Two of the studies were published by the American Accounting Association in its journal The Accounting Review, and another was presented at a recent academic research conference. The studies focus on Sweden, China and the U.K., three of the countries that require identification of lead auditors in company financial statements.

The first study, entitled "Does the Identity of Engagement Partners Matter? An Analysis of Audit Partner Reporting Decisions," is based on an analysis of audits performed over a seven-year period by the Swedish subsidiaries of the Big Four firms. The study found that aggressive or conservative reporting is associated with the particular engagement partners who head the audits over and above any influence of the Big Four firms that employ them. In addition, these individual differences in reporting style persist over time and across clients, and they contribute significantly to such economic factors as the credit ratings that client firms receive and how they are assessed by stock investors.

The second research study, "Do Individual Auditors Affect Audit Quality? Evidence from Archival Data," is based on an analysis of 15,000 corporate annual reports issued over a 12-year period in China. The researchers analyzed financial reports signed by approximately 800 auditors and concluded that, despite the constraints imposed on them by their accounting firms, "The effects that individual auditors have on audit quality are both economically and statistically significant, and are pronounced in both large and small audit firms."

The third study, "Costs and Benefits of Requiring an Engagement Partner Signature: Recent Experience in the United Kingdom," probes the effect on audit quality and cost of a U.K. regulation, effective April 2009, requiring engagement partners to sign corporate financial reports. The authors concluded that the requirement "benefited investors and other financial users," even though it resulted in "significantly higher audit fees." Describing the benefits that ensued from the requirement, the professors noted that it prompted several statistically significant changes in audit performance.

 

PCAOB WARNS OF DEFICIENCIES IN INTERNAL CONTROL AUDITS

Washington, D.C. -- The Public Company Accounting Oversight Board has issued an alert cautioning auditors about the significant number of audit deficiencies that the PCAOB staff has seen in the past three years related to audits of internal control over financial reporting.

The PCAOB noted that effective internal control over financial reporting helps ensure that companies produce reliable published statements that investors can use in making investment decisions.

Staff Audit Practice Alert No. 11: Considerations for Audits of Internal Control over Financial Reporting discusses the application of certain requirements of Auditing Standard No. 5 and other PCAOB standards to specific aspects of audits of internal control.
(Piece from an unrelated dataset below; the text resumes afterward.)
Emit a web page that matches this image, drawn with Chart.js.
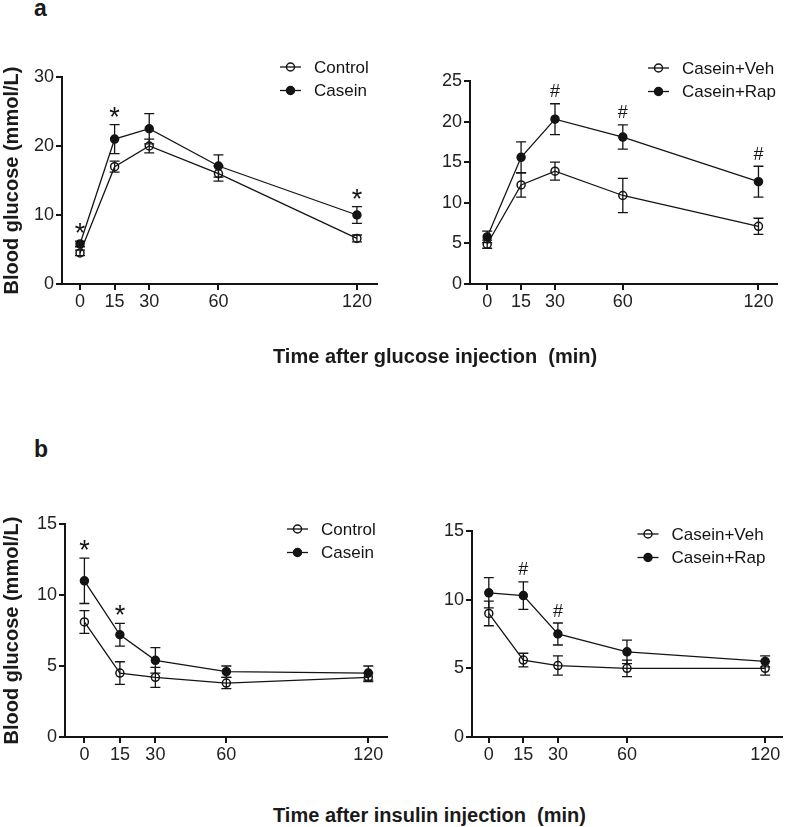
<!DOCTYPE html>
<html>
<head>
<meta charset="utf-8">
<script src="https://cdn.jsdelivr.net/npm/chart.js@4.4.1/dist/chart.umd.min.js"></script>
<style>
  body { margin: 0; background: #fff; }
  #fig { position: relative; width: 787px; height: 827px; background: #fff; font-family: "Liberation Sans", Arial, sans-serif; color: #1a1a1a; overflow: hidden; }
  #fig canvas { position: absolute; }
  .lbl { position: absolute; line-height: 1; white-space: pre; font-weight: bold; }
</style>
</head>
<body>
<div id="fig">
  <canvas id="gttLeft" width="395" height="320" style="left:0;top:30px"></canvas>
  <canvas id="gttRight" width="392" height="320" style="left:395px;top:30px"></canvas>
  <canvas id="ittLeft" width="395" height="300" style="left:0;top:480px"></canvas>
  <canvas id="ittRight" width="392" height="300" style="left:395px;top:480px"></canvas>
  <div class="lbl" style="left:34px;top:-3px;font-size:23px">a</div>
  <div class="lbl" style="left:34px;top:438px;font-size:23px">b</div>
  <div class="lbl" style="left:273px;top:346px;font-size:20px">Time after glucose injection  (min)</div>
  <div class="lbl" style="left:273px;top:805px;font-size:20px">Time after insulin injection  (min)</div>
</div>
<script>
const INK = "#141414";
const FONT = "'Liberation Sans', Arial, sans-serif";

// sampling times (min)
const times = [0, 15, 30, 60, 120];

// a: glucose tolerance, mean and SEM (mmol/L)
const gttControl    = [4.5, 17.0, 20.0, 16.0, 6.6];
const gttControlErr = [0.4, 0.8, 1.0, 1.1, 0.5];
const gttCasein     = [5.8, 21.0, 22.5, 17.1, 10.0];
const gttCaseinErr  = [0.4, 2.1, 2.2, 1.6, 1.2];
const gttVeh        = [4.9, 12.2, 13.9, 10.9, 7.1];
const gttVehErr     = [0.5, 1.5, 1.1, 2.1, 1.0];
const gttRap        = [5.8, 15.6, 20.3, 18.1, 12.6];
const gttRapErr     = [0.7, 1.9, 1.9, 1.5, 1.9];

// b: insulin tolerance, mean and SEM (mmol/L)
const ittControl    = [8.1, 4.5, 4.2, 3.8, 4.2];
const ittControlErr = [0.8, 0.8, 0.7, 0.4, 0.3];
const ittCasein     = [11.0, 7.2, 5.4, 4.6, 4.5];
const ittCaseinErr  = [1.6, 0.8, 0.9, 0.4, 0.5];
const ittVeh        = [9.0, 5.6, 5.2, 5.0, 5.0];
const ittVehErr     = [0.9, 0.5, 0.7, 0.6, 0.5];
const ittRap        = [10.5, 10.3, 7.5, 6.2, 5.5];
const ittRapErr     = [1.1, 1.0, 0.8, 0.85, 0.4];

// significance marks per time point
const gttMarksLeft  = ["*", "*", "", "", "*"];
const gttMarksRight = ["", "", "#", "#", "#"];
const ittMarksLeft  = ["*", "*", "", "", ""];
const ittMarksRight = ["", "#", "#", "", ""];

// error bars, significance marks and the legend
const panelExtras = {
    id: "panelExtras",
    afterDatasetsDraw(chart, args, opts) {
        const { ctx, chartArea: area, scales: { x, y } } = chart;
        const sets = chart.data.datasets;
        ctx.save();
        ctx.strokeStyle = INK;
        ctx.fillStyle = INK;
        ctx.lineWidth = 1.3;

        sets.forEach(ds => {
            ds.data.forEach((p, i) => {
                const e = ds.errors[i];
                const px = x.getPixelForValue(p.x);
                const top = y.getPixelForValue(p.y + e);
                const bot = y.getPixelForValue(p.y - e);
                ctx.beginPath();
                ctx.moveTo(px, top); ctx.lineTo(px, bot);
                ctx.moveTo(px - 5, top); ctx.lineTo(px + 5, top);
                ctx.moveTo(px - 5, bot); ctx.lineTo(px + 5, bot);
                ctx.stroke();
            });
        });

        ctx.textAlign = "center";
        ctx.textBaseline = "alphabetic";
        opts.marks.forEach((m, i) => {
            if (!m) return;
            const hi = Math.max(...sets.map(ds => ds.data[i].y + ds.errors[i]));
            const cy = y.getPixelForValue(hi) - 13;
            ctx.font = (m === "*" ? "27px " : "18px ") + FONT;
            const tm = ctx.measureText(m);
            const base = cy + (tm.actualBoundingBoxAscent - tm.actualBoundingBoxDescent) / 2;
            ctx.fillText(m, x.getPixelForValue(times[i]), base);
        });

        // legend
        const lx = area.right + opts.legend.dx;
        ctx.font = "17px " + FONT;
        ctx.textAlign = "left";
        ctx.textBaseline = "middle";
        sets.forEach((ds, d) => {
            const ly = area.top + opts.legend.dy + d * 23.5;
            ctx.beginPath();
            ctx.moveTo(lx, ly); ctx.lineTo(lx + 21, ly);
            ctx.stroke();
            ctx.beginPath();
            ctx.arc(lx + 10.5, ly, 4, 0, Math.PI * 2);
            if (ds.solid) ctx.fill();
            ctx.lineWidth = 1.5;
            ctx.stroke();
            ctx.lineWidth = 1.3;
            ctx.fillText(ds.label, lx + 34, ly + 1);
        });
        ctx.restore();
    }
};

function buildDataset(label, values, errors, solid) {
    return {
        label,
        solid,
        errors,
        data: times.map((t, i) => ({ x: t, y: values[i] })),
        order: solid ? 1 : 2,
        borderColor: INK,
        borderWidth: 1.3,
        tension: 0,
        fill: false,
        pointRadius: 4,
        pointBorderWidth: 1.5,
        pointBorderColor: INK,
        pointBackgroundColor: solid ? INK : "rgba(0,0,0,0)"
    };
}

function makePanel(canvasId, cfg) {
    const tickFont = { size: 18, family: FONT };
    return new Chart(document.getElementById(canvasId), {
        type: "line",
        data: {
            datasets: [
                buildDataset(cfg.names[0], cfg.series[0], cfg.errors[0], false),
                buildDataset(cfg.names[1], cfg.series[1], cfg.errors[1], true)
            ]
        },
        options: {
            responsive: false,
            animation: false,
            devicePixelRatio: 1,
            layout: { padding: { top: cfg.padTop, right: cfg.padRight, left: 0, bottom: 0 } },
            plugins: {
                legend: { display: false },
                tooltip: { enabled: false },
                panelExtras: { marks: cfg.marks, legend: cfg.legend }
            },
            scales: {
                x: {
                    type: "linear",
                    min: cfg.xMin,
                    max: cfg.xMax,
                    afterBuildTicks: s => { s.ticks = times.map(v => ({ value: v })); },
                    afterFit: s => { s.height = cfg.xAxisH; },
                    border: { display: true, color: INK, width: 2 },
                    grid: { drawOnChartArea: false, drawTicks: true, tickLength: 6, color: INK, lineWidth: 2 },
                    ticks: { color: "#222", font: tickFont, padding: 1, maxRotation: 0, autoSkip: false }
                },
                y: {
                    min: 0,
                    max: cfg.yMax,
                    afterFit: s => { s.width = cfg.yAxisW; },
                    border: { display: true, color: INK, width: 2 },
                    grid: { drawOnChartArea: false, drawTicks: true, tickLength: 6, color: INK, lineWidth: 2 },
                    ticks: { stepSize: cfg.yStep, color: "#222", font: tickFont, padding: 2 },
                    title: {
                        display: cfg.yTitle,
                        text: "Blood glucose (mmol/L)",
                        color: "#1a1a1a",
                        padding: 0,
                        font: { size: 20, weight: "bold", family: FONT }
                    }
                }
            }
        },
        plugins: [panelExtras]
    });
}

makePanel("gttLeft", {
    names: ["Control", "Casein"],
    series: [gttControl, gttCasein],
    errors: [gttControlErr, gttCaseinErr],
    marks: gttMarksLeft,
    yMax: 30, yStep: 10, yTitle: true,
    xMin: -7.8, xMax: 128.7,
    yAxisW: 62, xAxisH: 66, padTop: 47, padRight: 18,
    legend: { dx: -97, dy: -10 }
});

makePanel("gttRight", {
    names: ["Casein+Veh", "Casein+Rap"],
    series: [gttVeh, gttRap],
    errors: [gttVehErr, gttRapErr],
    marks: gttMarksRight,
    yMax: 25, yStep: 5, yTitle: false,
    xMin: -7.6, xMax: 128.2,
    yAxisW: 75, xAxisH: 66, padTop: 51, padRight: 10,
    legend: { dx: -129, dy: -13 }
});

makePanel("ittLeft", {
    names: ["Control", "Casein"],
    series: [ittControl, ittCasein],
    errors: [ittControlErr, ittCaseinErr],
    marks: ittMarksLeft,
    yMax: 15, yStep: 5, yTitle: true,
    xMin: -8.2, xMax: 127.9,
    yAxisW: 65, xAxisH: 43, padTop: 44, padRight: 8,
    legend: { dx: -100, dy: 5 }
});

makePanel("ittRight", {
    names: ["Casein+Veh", "Casein+Rap"],
    series: [ittVeh, ittRap],
    errors: [ittVehErr, ittRapErr],
    marks: ittMarksRight,
    yMax: 15, yStep: 5, yTitle: false,
    xMin: -7.3, xMax: 127.1,
    yAxisW: 77, xAxisH: 43, padTop: 51, padRight: 5,
    legend: { dx: -144, dy: 3 }
});
</script>
</body>
</html>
The alert discusses subjects such as the auditor's risk assessment and the audit of internal control; selecting controls to test; the testing of management review controls; information technology considerations, including system-generated data and reports; roll-forwards of control testing performed at an interim date; using the work of others; and evaluating identified control deficiencies.

Auditing Standard No. 5, An Audit of Internal Control over Financial Reporting That Is Integrated with an Audit of Financial Statements, establishes requirements for performing and reporting on audits of internal control. AS5 is designed to focus auditors on the most important matters in the audit of internal control and avoid procedures that are unnecessary to an effective audit.

In December 2012, the PCAOB issued a report on observations from 2010 inspections of audits of internal control over financial reporting performed by domestic annually inspected firms. It found that in 15 percent of the 309 integrated audit engagements inspected, firms failed to obtain sufficient audit evidence to support their opinions on the effectiveness of internal control due to one or more deficiencies.

Inspections in subsequent years have continued to identify similarly high levels of deficiencies in audits of internal control at other registered firms, the PCAOB noted. It pointed out that the audit committees of public companies for which audits of internal control are conducted may want to take note of the alert.